China’s export trade

In the last 20 years, there has been a transformation in the composition of China’s export trade. The share of manufactured goods has risen from 50 percent to more than 90 percent, with primary goods contracting to a share of just 9 percent. As China is increasingly becoming the manufacturing centre of the world, there Is another nation becoming the centre of information technology and services, India. Between 2000 and 2004, India increased dramatically their software exports, being about $6 billion in the year 2000, reaching an astonishing $16 billion in 2004. The accounting firm Deloitte stated that, “within the next five years the world’s biggest financial firms will have shifted $356 billion and 2 million jobs offshore, mostly to India. One estimate predicts that India’s IT services industry will have revenues of $57 billion and employ 4.4 million people, and constitute 7 percent of GDP by the year 2008.”

An example of a Multinational Enterprise based in the United Kingdom but constantly expanding globally is Tesco. This Multinational is United Kingdoms leading retailer and the world’s third largest retailer, with over 2300 stores across 13 countries and employs 353,000 people. It has four key business units – the core UK Business (Stores), Non-food, Retailing Services and International Business. Originally specializing in food, it has moved into areas such as clothes, consumer electronics, consumer financial services, selling and renting DVDS, compact and music downloads and internet services.
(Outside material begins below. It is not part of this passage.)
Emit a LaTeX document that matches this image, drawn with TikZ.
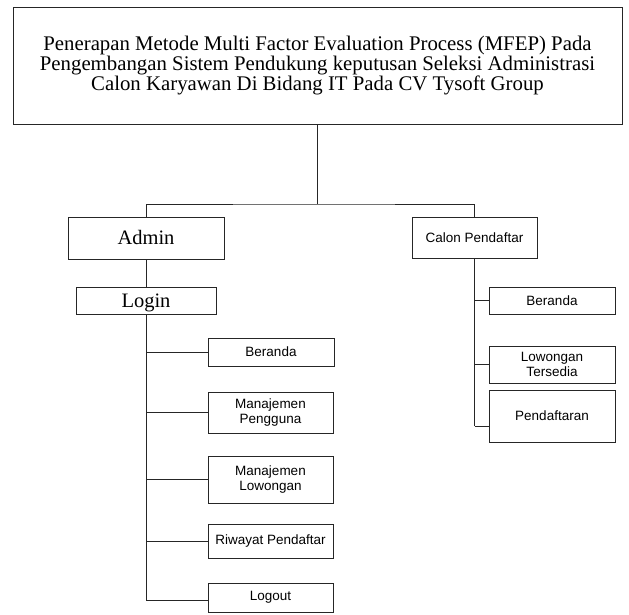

Throughout the 1990’s, Tesco continued its international expansion. In response to a growing Eastern European market, Tesco opened stores in Poland, Hungary, Slovakia and the Czech Republic. During the same period, Tesco also ventured into Taiwan, Thailand and South Korea. Tesco has a sourcing base in India. 90 per cent of India sourcing is accounted for by apparel. Currently South Indian apparel hubs Bangalore and Tirupur account for a large proportion of the sourcing. Over four million vests and T-shirts sold in Tesco stores each year are made in Tirupur, and Tirupur’s knitwear alone accounts for 40 per cent of Tesco’s Indian imports. The company also imports shorts from Bangalore (about a million pieces a year).

Such a Multinational Enterprise, and many more international businesses based in the United Kingdom, will be affected by the oil shifts in world economy. As the price of oil increases dramatically due to terrorist attacks and the long and expensive war in Iraq, businesses have been restricted in expansion and exportation as oil consumption is a key factor to aiding development. Furthermore, as the rising oil prices continue there is less consumption because the basic necessities of heating, food and travelling to work will overrun general consumer consumption and this will have a negative effect on the Multinational Enterprises, such as Tesco. Consequently, consumer products will not be wanted causing a reduction in production.

There have been added global pressures on the economy, effecting directly Tesco’s, on top of the oil prices spiking. The July attacks on London by Al-Queda terrorists have created further instability and fear. Due to this factor potential customers fearing another attack avoided going out, reducing incredibly purchases.  In conclusion, its understandable that the shifts in the world economy, have a substantial impact on international businesses. Furthermore, due to natural disasters terrorist attacks and on going conflicts between nations, the world economy will be under constant fluctuation, which will greatly affect international businesses both domestically and internationally.  Ultimately, at present time business growth in the world is evolving; within the European Union growth is solid with China and India continuing to be engines of growth.

The world economy consists of many different factors. One of the most important ones is the GDP (Gross Domestic Product) of all countries. This factor is influenced by each countries performance in respect to the level of trade, investment and government spending. It is hard to identify an exact definition of the World Economy, since it consists of a vast amount of variables. “It is inseparable from the geography and ecology of Earth, and is therefore somewhat of a misnomer, since, while definitions and representations of the “world economy” vary widely, they must at a minimum exclude any consideration of resources or value based outside of the Earth.”